Despite its potentially broad reach, courts have constrained the application of the McCarran–Ferguson Act. McCarran–Ferguson only immunizes activity by insurers that: (1) transfers or spreads policyholder risk; (2) is an integral part of the relationship between the insurer and the insured; and (3) is between entities in the insurance industry.
This puts most routine activity by health insurers outside the scope of the McCarran–Ferguson Act. This includes mergers between health insurers, some reimbursement practices, and contractual relationships insurers enter into with providers and other non-insurers. Given its limited impact, the McCarran–Ferguson Act has not seriously slowed federal agencies and private plaintiffs from bringing enforcement actions or lawsuits against health insurers for alleged federal antitrust violations, including many types of alleged anticompetitive conspiracies, market allocation arrangements, or mergers (a number of which have been successfully challenged in recent years). And even when McCarran–Ferguson applied, health insurers have always been subject to regulation under state laws that generally forbid anticompetitive conduct.

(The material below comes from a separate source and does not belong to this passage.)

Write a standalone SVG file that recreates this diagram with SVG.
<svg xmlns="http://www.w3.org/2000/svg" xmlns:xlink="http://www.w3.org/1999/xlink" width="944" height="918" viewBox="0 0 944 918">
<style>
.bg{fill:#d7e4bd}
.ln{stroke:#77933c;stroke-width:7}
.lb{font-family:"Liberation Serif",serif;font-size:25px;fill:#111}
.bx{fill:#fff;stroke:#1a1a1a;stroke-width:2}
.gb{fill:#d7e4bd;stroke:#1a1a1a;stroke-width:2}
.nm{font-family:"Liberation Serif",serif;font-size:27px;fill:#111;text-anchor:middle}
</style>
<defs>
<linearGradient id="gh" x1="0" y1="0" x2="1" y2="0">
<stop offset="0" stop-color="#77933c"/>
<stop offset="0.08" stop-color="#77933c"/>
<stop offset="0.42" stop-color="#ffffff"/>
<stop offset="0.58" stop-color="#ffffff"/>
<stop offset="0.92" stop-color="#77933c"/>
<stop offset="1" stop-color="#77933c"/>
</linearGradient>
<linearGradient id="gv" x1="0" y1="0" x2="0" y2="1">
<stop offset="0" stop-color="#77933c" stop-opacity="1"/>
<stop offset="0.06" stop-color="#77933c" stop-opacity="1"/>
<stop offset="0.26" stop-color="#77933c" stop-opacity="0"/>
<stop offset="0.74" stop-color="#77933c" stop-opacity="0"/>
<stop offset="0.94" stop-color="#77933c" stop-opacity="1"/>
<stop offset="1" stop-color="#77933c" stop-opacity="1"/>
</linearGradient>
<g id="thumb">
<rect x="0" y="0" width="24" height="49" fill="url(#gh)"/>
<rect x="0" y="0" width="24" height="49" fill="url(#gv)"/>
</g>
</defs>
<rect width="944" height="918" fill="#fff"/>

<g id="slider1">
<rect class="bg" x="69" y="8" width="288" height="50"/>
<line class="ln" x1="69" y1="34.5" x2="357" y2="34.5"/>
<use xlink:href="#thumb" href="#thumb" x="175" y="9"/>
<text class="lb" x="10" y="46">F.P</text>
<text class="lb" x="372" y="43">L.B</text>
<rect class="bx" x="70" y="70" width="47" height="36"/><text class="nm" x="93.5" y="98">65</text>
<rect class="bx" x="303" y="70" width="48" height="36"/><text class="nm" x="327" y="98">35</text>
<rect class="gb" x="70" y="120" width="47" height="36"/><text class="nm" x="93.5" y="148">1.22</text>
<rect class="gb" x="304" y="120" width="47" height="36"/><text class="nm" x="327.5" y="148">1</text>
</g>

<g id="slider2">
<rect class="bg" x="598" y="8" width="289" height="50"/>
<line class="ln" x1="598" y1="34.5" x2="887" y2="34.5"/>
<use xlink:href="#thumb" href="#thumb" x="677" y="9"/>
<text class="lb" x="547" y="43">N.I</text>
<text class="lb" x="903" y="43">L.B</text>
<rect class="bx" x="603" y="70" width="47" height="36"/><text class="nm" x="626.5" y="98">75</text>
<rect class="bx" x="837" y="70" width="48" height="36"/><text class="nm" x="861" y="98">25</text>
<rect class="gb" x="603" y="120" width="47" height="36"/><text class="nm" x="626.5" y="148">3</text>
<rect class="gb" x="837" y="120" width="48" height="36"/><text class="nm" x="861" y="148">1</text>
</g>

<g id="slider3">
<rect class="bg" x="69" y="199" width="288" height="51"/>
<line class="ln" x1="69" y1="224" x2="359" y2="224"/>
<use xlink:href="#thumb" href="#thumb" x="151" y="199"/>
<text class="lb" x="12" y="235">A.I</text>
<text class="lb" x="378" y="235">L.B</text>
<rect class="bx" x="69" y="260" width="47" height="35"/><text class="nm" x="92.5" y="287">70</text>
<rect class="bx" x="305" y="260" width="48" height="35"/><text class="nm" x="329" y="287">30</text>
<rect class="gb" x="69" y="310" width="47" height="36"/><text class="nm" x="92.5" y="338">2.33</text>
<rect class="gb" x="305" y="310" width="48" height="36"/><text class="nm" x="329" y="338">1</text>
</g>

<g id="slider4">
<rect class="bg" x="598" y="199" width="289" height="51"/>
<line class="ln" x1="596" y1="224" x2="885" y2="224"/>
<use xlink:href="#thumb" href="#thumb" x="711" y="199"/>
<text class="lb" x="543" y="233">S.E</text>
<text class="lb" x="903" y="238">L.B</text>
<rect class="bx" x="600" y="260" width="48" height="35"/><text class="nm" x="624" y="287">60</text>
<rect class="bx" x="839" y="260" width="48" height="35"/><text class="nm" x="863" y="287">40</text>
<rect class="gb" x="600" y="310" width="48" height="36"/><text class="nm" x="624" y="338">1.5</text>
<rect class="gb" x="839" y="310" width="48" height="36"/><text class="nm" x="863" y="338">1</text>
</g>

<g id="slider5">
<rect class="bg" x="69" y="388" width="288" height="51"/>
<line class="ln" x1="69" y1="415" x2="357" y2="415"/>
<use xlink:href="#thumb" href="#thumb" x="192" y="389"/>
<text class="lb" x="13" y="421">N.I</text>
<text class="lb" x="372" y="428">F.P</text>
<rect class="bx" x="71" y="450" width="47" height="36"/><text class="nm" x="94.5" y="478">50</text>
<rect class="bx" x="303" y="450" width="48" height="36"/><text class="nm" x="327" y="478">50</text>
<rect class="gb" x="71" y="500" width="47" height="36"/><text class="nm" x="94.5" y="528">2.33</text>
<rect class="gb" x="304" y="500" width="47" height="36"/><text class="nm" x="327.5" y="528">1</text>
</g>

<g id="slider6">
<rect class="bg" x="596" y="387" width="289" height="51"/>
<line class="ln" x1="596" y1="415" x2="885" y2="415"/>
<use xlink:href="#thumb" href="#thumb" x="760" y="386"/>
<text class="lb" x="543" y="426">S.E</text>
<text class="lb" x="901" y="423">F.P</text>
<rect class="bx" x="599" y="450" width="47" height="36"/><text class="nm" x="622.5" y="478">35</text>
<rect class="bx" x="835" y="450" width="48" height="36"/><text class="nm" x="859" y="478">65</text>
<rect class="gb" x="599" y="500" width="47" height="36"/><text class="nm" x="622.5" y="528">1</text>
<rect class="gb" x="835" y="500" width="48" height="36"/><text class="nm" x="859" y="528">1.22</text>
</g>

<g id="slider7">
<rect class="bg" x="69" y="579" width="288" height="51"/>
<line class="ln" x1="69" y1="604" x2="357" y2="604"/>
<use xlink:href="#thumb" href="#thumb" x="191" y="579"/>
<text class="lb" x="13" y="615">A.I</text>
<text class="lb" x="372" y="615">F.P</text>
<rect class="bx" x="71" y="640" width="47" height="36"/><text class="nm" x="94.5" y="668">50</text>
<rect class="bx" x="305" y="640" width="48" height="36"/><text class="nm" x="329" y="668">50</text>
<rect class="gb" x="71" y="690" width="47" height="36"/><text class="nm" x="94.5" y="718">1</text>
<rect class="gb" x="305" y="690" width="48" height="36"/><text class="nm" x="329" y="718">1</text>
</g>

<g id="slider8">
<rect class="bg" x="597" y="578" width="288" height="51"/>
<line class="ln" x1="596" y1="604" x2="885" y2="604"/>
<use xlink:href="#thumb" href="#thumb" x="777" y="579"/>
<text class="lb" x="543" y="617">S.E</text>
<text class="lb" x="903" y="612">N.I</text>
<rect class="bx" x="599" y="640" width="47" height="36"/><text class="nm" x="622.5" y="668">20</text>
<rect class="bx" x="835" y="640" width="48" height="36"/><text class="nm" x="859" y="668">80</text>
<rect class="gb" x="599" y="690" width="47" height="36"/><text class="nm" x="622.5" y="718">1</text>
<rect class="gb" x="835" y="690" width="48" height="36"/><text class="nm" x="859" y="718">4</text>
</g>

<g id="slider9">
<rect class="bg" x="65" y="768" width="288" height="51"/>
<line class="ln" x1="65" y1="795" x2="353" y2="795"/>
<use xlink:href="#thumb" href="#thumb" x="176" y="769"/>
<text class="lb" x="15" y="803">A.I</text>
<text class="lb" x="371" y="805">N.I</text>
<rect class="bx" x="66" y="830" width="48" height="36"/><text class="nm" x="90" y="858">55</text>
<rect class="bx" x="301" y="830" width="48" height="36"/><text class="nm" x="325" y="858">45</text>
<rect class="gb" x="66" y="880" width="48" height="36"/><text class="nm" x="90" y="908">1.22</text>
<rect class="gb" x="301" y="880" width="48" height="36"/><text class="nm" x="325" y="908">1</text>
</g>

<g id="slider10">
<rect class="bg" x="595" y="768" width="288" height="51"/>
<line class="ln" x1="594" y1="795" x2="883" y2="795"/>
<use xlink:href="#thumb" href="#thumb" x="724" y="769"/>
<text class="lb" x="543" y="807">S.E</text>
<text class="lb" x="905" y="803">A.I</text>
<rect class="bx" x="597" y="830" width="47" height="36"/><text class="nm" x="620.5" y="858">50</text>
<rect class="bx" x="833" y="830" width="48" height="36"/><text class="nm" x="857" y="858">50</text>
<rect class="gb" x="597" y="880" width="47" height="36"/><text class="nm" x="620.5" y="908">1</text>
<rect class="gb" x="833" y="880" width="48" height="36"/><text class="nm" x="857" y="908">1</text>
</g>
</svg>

The impact of the Competitive Health Insurance Reform Act is further limited because some of the conduct that courts protected under the McCarran–Ferguson Act will continue to receive antitrust immunity. For example, courts have protected ratemaking activities like the collection of historical loss data. Courts have also protected the development of standard insurance policies. These activities will continue to receive antitrust immunity under the Competitive Health Insurance Reform Act, which protects insurers making a contract or engaging in a conspiracy to:
- Collect, compile, or disseminate historical loss data.
- Determine a loss development factor applicable to historical loss data.

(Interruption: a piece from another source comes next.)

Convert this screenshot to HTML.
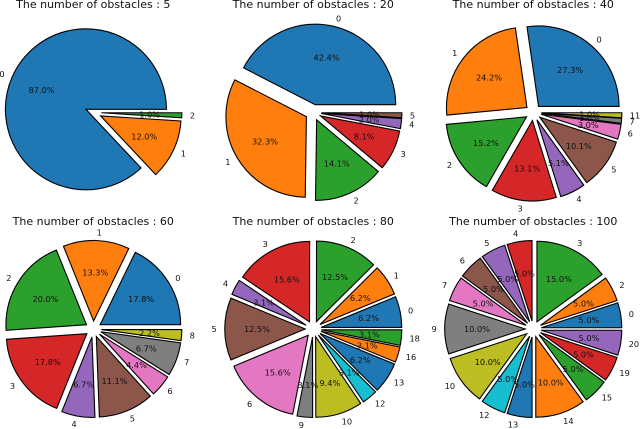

- Perform actuarial services so long as it does not involve a restraint of trade.
- Develop or disseminate standard insurance policy forms if these forms are not mandatory.
Under this new law, however, health insurers that entered into agreements relying on McCarran–Ferguson immunity should assess the extent to which their arrangements, particularly data sharing, exceed these protections. However, even then, the lack of immunity in many cases may still only make them subject to antitrust liability in many cases if the conduct can be seen as having an overall anticompetitive impact in a relevant market.
The limited repeal of McCarran–Ferguson could overturn some successes health insurers have secured in protecting a broader range of conduct in recent years. For example, one district court late last year dismissed a complaint against several health insurers that allegedly conspired to deny reimbursement for a subset of services. Separately, the Eleventh Circuit is considering the appeal of an order dismissing a complaint challenging a health insurer’s exclusivity requirements with brokers. The U.S. Department of Justice took the unusual step in that case of filing an amicus brief and appearing at oral argument in November 2020 to argue that the McCarran–Ferguson Act’s immunity provisions should be narrowly construed and did not apply.
Notwithstanding these limited successes, the Competitive Health Insurance Reform Act is unlikely to dramatically change the scope of antitrust liability for health insurers or the dynamics of relationships between health care providers and insurers. The McCarran–Ferguson Act has often been perceived to protect more conduct than it actually does, as demonstrated by the fact that its repeal has often (and until now unsuccessfully) been raised in the context of multiple health care reform debates.
The repeal may, however, foreshadow some new aggressiveness from government enforcers (including the incoming Biden Administration) or private litigants to investigate or challenge insurance industry practices under the antitrust laws and the increased political (and perhaps bipartisan) support for broadening federal and state antitrust laws and doctrines impacting the health care industry and other sectors of the U.S. economy.